それぞれのフェンダーシールドエンブレムは、手作業で施された8層にも及ぶ塗装とクリアコートで構成されています。作成工程は、塗装職人がスクデットを配置する際のガイドとなるステンシルを貼ることから始まります。このステンシルの貼付も手作業で行われるため、イタリア語で「ディマ」と呼ばれる特別なテンプレートをフェンダー上に配置することで、すべての車で常に同じ位置にステンシルを貼付できるようになっています。ステンシルは、その後、塗料を塗り重ねるごとに、外科手術用の道具を使って1枚ずつ剥がされていきます。ここからも、単にボディに塗料を吹き付けるだけの作業ではありません。忘れてはいけないのは、スクデット1つにつき8層もの塗装とクリアコートが施されていることです。

上:工程の中で最も繊細な瞬間のひとつは、ステンシル層を除去することです

塗装工程は、まずブラックとそれを保護するクリアコートを塗ることから始まります。次に、ジャッロモデナ(イエロー)とクリアコートを塗布します。そして、イタリア国旗のレッドとグリーンです。この2色は重ならないため、一度に塗られ、やはりクリアコートで保護されます。同様な工程を残りのすべての層で繰り返した後、フェンダーシールドエンブレムは乾燥工程に移されます。

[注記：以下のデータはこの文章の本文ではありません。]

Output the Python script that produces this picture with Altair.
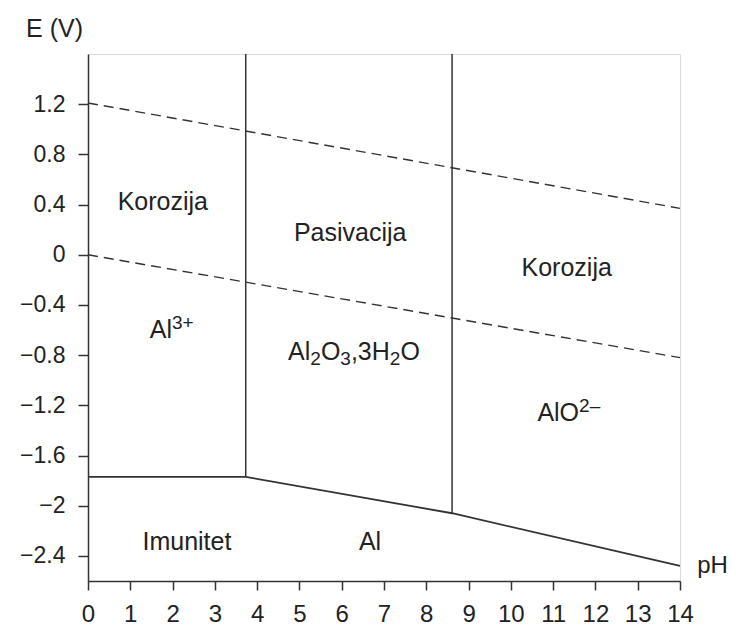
import altair as alt
import pandas as pd

# ---- data ----
ph_ticks = list(range(0, 15))
e_ticks = [1.2, 0.8, 0.4, 0.0, -0.4, -0.8, -1.2, -1.6, -2.0, -2.4]
ph_domain = [0, 14]
e_domain = [-2.6, 1.6]

o2_ph = [0, 14]
o2_e = [1.21, 0.37]
h2_ph = [0, 14]
h2_e = [0.0, -0.82]

al_ph = [0, 3.73, 8.61, 14]
al_e = [-1.77, -1.77, -2.06, -2.48]

vert_ph = [3.73, 8.61]
vert_e_low = [-1.77, -2.06]
vert_e_high = [1.6, 1.6]

# region labels: parts are (text, kind) with kind n=normal, sup, sub
label_parts = [
    [("Korozija", "n")],
    [("Pasivacija", "n")],
    [("Korozija", "n")],
    [("Al", "n"), ("3+", "sup")],
    [("Al", "n"), ("2", "sub"), ("O", "n"), ("3", "sub"), (",3H", "n"), ("2", "sub"), ("O", "n")],
    [("AlO", "n"), ("2–", "sup")],
    [("Imunitet", "n")],
    [("Al", "n")],
]
label_ph = [1.77, 6.2, 11.32, 1.98, 6.29, 11.37, 2.34, 6.67]
label_e = [0.43, 0.18, -0.10, -0.59, -0.77, -1.25, -2.28, -2.28]

FONT = "Liberation Sans"
INK = "#333333"
TXT = "#222222"
MAIN = 25
SCRIPT = 19

# Arial / Liberation Sans advance widths (per em)
W = {"A": .667, "l": .222, "O": .778, ",": .278, "3": .556, "H": .722, "2": .556,
     "+": .584, "–": .556, "K": .667, "o": .556, "r": .333, "z": .5, "i": .222,
     "j": .222, "a": .556, "P": .667, "s": .5, "v": .5, "c": .5, "I": .278,
     "m": .833, "u": .556, "n": .556, "t": .278, "e": .556}


def tw(s, size):
    return sum(W.get(ch, .556) for ch in s) * size


xs = alt.Scale(domain=ph_domain, nice=False, zero=False)
ys = alt.Scale(domain=e_domain, nice=False, zero=False)

x_axis = alt.Axis(values=ph_ticks, title="pH", titleAngle=0, titleX=624, titleY=-9,
                  titleAlign="center", titleBaseline="alphabetic", titleFontWeight="normal",
                  titleFontSize=24, titleColor=TXT, titleFont=FONT,
                  labelFont=FONT, labelFontSize=24, labelColor=TXT, labelPadding=12,
                  tickSize=9, tickColor=INK, domainColor=INK, domainWidth=1.5, tickWidth=1.5,
                  grid=False, labelFlush=False)
y_axis = alt.Axis(values=e_ticks, title="E (V)", titleAngle=0, titleX=-34, titleY=-18,
                  titleAlign="center", titleBaseline="alphabetic", titleFontWeight="normal",
                  titleFontSize=25, titleColor=TXT, titleFont=FONT,
                  labelFont=FONT, labelFontSize=23, labelColor=TXT, labelPadding=13,
                  labelExpr="replace(format(datum.value, '.1~f'), '-', '–')",
                  tickSize=10, tickColor=INK, domainColor=INK, domainWidth=1.5, tickWidth=1.5,
                  grid=False, labelFlush=False)

o2 = pd.DataFrame({"ph": o2_ph, "e": o2_e})
h2 = pd.DataFrame({"ph": h2_ph, "e": h2_e})
al = pd.DataFrame({"ph": al_ph, "e": al_e})
vert = pd.DataFrame({"ph": vert_ph, "lo": vert_e_low, "hi": vert_e_high})

base_axes = alt.Chart(al).mark_line(color=INK, strokeWidth=1.8).encode(
    x=alt.X("ph:Q", scale=xs, axis=x_axis),
    y=alt.Y("e:Q", scale=ys, axis=y_axis),
)

dash_o2 = alt.Chart(o2).mark_line(color=INK, strokeWidth=1.4, strokeDash=[10, 6]).encode(
    x=alt.X("ph:Q", scale=xs), y=alt.Y("e:Q", scale=ys))
dash_h2 = alt.Chart(h2).mark_line(color=INK, strokeWidth=1.4, strokeDash=[10, 6]).encode(
    x=alt.X("ph:Q", scale=xs), y=alt.Y("e:Q", scale=ys))

verts = alt.Chart(vert).mark_rule(color=INK, strokeWidth=1.5).encode(
    x=alt.X("ph:Q", scale=xs), y=alt.Y("lo:Q", scale=ys), y2="hi:Q")

# build text layers, one per text segment (offsets only, positions come from data)
cap_half = 0.716 * MAIN / 2
text_layers = []
for parts, p, e in zip(label_parts, label_ph, label_e):
    sizes = [MAIN if k == "n" else SCRIPT for _, k in parts]
    total = sum(tw(t, s) for (t, _), s in zip(parts, sizes))
    cursor = -total / 2
    for (t, k), s in zip(parts, sizes):
        dy = cap_half
        if k == "sup":
            dy = cap_half - 9
        elif k == "sub":
            dy = cap_half + 5
        df = pd.DataFrame({"ph": [p], "e": [e], "t": [t]})
        text_layers.append(
            alt.Chart(df).mark_text(font=FONT, fontSize=s, color=TXT, align="left",
                                    baseline="alphabetic", dx=cursor, dy=dy).encode(
                x=alt.X("ph:Q", scale=xs), y=alt.Y("e:Q", scale=ys), text="t:N")
        )
        cursor += tw(t, s)

chart = alt.layer(base_axes, dash_o2, dash_h2, verts, *text_layers).properties(
    width=592, height=527,
    autosize=alt.AutoSizeParams(type="none"),
    padding={"left": 80, "top": 46, "right": 48, "bottom": 48},
).configure_view(stroke=INK, strokeWidth=1.5).configure(background="white")

chart.save("out.html", embed_options={"renderer": "svg", "actions": False})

品質管理チェックを経て、もうひとつの重要な工程である研磨作業が行われます。塗装職人がオービタルサンダーを使ってフェンダーシールドエンブレムの表面を滑らかにし、ボディとの一体感を確保します。最後に、スクデットは重要な耐湿性テストを受けます。非常に湿った環境を作り出す密閉された特別な「湿気チャンバー」をフェンダーシールドエンブレムの上に置いて、ほぼ丸一日かけてテストします。チャンバーを取り外した後、表面に小さな気泡(「ブリスター」と呼ばれる現象)が現れた場合、何かが間違っているため、すべての工程を最初からやり直さなければなりません(しかし、デル・プーリアによれば、このようなことは一度も起きたことがないと言います)。

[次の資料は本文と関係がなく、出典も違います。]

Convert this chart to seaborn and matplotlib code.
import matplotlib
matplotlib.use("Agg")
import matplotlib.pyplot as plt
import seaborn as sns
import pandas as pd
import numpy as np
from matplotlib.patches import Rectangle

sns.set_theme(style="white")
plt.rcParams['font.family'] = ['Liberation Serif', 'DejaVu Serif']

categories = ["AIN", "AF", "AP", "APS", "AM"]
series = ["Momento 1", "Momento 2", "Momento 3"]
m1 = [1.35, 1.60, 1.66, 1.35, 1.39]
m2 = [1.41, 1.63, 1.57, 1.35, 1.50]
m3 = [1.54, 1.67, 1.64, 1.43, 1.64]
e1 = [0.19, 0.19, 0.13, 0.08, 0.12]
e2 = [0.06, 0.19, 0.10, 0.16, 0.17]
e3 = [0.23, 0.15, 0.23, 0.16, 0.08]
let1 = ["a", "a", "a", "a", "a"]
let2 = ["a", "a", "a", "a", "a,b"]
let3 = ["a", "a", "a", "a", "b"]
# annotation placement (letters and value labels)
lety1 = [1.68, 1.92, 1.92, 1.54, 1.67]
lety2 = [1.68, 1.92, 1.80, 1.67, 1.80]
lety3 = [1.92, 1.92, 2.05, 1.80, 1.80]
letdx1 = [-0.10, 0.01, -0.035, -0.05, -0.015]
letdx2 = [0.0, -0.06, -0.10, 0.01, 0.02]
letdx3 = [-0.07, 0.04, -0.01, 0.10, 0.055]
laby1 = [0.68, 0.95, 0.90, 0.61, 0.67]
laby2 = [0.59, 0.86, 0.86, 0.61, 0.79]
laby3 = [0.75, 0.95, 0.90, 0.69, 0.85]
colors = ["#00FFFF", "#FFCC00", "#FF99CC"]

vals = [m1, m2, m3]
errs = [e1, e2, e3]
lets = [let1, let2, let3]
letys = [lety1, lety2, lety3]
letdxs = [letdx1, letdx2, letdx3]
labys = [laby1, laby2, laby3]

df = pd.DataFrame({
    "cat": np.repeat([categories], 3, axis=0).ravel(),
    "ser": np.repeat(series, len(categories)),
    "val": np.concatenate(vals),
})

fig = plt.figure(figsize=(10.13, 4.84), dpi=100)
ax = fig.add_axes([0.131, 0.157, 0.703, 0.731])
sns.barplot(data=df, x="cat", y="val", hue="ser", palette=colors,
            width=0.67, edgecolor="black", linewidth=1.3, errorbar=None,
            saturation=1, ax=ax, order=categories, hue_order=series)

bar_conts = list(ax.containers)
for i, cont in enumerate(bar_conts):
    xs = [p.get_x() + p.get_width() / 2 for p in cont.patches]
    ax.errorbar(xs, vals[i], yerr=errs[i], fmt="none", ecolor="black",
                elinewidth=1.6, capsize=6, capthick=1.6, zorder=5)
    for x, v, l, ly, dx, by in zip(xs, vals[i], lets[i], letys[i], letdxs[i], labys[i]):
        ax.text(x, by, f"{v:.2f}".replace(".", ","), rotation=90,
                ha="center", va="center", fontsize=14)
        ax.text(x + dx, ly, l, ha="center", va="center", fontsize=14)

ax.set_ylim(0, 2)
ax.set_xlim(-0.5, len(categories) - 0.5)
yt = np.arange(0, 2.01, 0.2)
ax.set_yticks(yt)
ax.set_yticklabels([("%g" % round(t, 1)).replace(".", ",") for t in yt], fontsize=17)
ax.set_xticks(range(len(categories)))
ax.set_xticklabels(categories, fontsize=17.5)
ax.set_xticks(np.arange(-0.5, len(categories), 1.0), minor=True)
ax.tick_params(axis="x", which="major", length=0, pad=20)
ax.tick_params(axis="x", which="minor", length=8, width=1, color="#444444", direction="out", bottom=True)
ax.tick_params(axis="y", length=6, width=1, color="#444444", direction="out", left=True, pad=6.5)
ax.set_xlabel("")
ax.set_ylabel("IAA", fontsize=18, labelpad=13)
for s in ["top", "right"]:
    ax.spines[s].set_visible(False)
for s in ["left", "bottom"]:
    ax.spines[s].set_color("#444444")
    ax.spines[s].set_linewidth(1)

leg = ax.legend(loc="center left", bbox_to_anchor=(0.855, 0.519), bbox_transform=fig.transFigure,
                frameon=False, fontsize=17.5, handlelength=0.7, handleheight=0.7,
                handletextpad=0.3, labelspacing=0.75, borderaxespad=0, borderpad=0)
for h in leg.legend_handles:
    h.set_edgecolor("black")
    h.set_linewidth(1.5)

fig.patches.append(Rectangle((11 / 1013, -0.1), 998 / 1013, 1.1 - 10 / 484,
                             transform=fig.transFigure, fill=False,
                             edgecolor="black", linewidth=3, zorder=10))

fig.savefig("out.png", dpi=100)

上:エンブレムの最終段階。塗装職人は作業中に外科手術用の道具を使用し、毎回完璧な仕上がりを保証しています

このオプション仕上げを選択した幸運なフェラーリオーナーにとって、スクデット・エアログラファートは作成者のサインのようなものであり、その職人の能力とクラフツマンシップを表現しています。結局のところ、フェンダーシールドエンブレムは2つとして同じものはなく、そのことがエンブレムの価値を高めているとも言えるでしょう。これは、跳ね馬からお客様への感謝の表現方法のひとつであり、このディテールのことをエンツォも誇りに思うに違いありません。